We’ve already seen that expansion begin in the industry assistance regime established under Part 15 of the Telecommunications Act 1997 (Cth), which is not limited to traditional telcos and applies to a wide range of digital and “over the top” messaging services. Building on that theme, the discussion paper heralds a significant extension of the regime to entities that have traditionally had limited or no exposure to obligations relating to electronic surveillance, including entities that offer a messaging service as part of their products and services.
The discussion paper refers to a number of “guiding principles”, including, most relevantly for industry, the idea that future surveillance legislation will be “technology neutral”. This will involve, among other things, revisiting core concepts such as the definition of what constitutes a “communication” and distinguishing between “content” and “non content” information.

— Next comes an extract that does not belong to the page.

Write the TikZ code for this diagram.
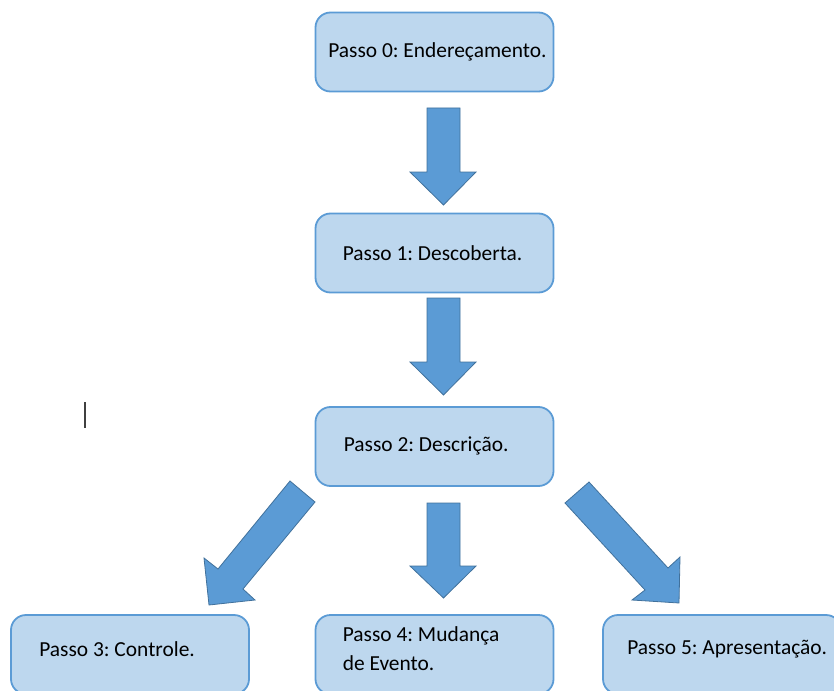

The review considers that the current definition of “communication” in the Telecommunications (Interception and Access) Act 1979 (Cth) (the TIA Act) is in essence based on an assumption that “conversations and messages between people were the main type of information passing over the telecommunications network”. But now, the paper considers, the concept of “communication” needs to cover new kinds of information and interactions – for example:
- “machine-to-machine signals between servers and models that enable the network to route communications to their intended destination”;
- interactions between a person and machine – such as IMs between a human and a chat bot; and
- interactions/signalling between IoT devices, such as data generated by connected or autonomous vehicles, or smart home security systems.

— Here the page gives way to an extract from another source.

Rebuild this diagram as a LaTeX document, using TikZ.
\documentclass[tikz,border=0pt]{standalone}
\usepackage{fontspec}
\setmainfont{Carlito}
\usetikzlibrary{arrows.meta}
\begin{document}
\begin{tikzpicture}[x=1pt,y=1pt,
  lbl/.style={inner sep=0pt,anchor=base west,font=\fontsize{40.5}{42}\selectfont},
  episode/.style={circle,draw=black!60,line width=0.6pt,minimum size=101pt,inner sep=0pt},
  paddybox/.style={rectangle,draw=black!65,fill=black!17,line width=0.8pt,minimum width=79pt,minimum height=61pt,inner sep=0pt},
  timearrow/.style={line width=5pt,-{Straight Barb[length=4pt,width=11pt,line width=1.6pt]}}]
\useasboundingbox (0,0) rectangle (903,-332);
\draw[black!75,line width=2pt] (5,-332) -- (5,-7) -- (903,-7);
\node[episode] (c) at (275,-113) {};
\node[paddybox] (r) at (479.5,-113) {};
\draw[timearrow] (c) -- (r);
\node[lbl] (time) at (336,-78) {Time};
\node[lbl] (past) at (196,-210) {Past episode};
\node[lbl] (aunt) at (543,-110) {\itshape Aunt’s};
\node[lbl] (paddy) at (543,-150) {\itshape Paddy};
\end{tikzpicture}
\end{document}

The paper suggests that the concept of a “communication” should be expanded in a way “that reflects the range of information and data transmitted electronically” and is expressed in a way that is “as technology-neutral as possible so that it can apply to future information and communications technologies”.
Such an approach is not without its potential risks from a compliance perspective. While the current rules may be complex, their boundaries are reasonably well understood by industry. Industry needs this clarity so that, among other things, it can design its systems and processes with compliance in mind. For example, recording customer communications is permissible if it is done with the customer’s knowledge. If clear principles such as these are to be changed the implications of this need to be well thought through and understood by government and industry alike.
The discussion paper recognises that revising the concept of covered “communications” in this way necessarily involves pushing government powers into new industry sectors. The paper specifically calls out data centre operators, equipment manufacturers and providers of internet based messaging applications.
Conclusion
It can be seen from the brief comments above that the proposed reforms have the potential to expand the scope of industry obligations into new types of “communication” as well as pushing them into new industry sectors.
Industry sectors that may previously have had little or no exposure should prepare themselves for compliance potentially as early as 2023. This will be no trivial matter, as existing telco providers will be able to attest, given the significant cost burden of complying with past reforms in this area, such as the metadata retention regime introduced in 2015. There may be open questions as to whether the investigative value of extending existing surveillance frameworks to certain types of communications will outweigh the compliance costs and potential privacy concerns.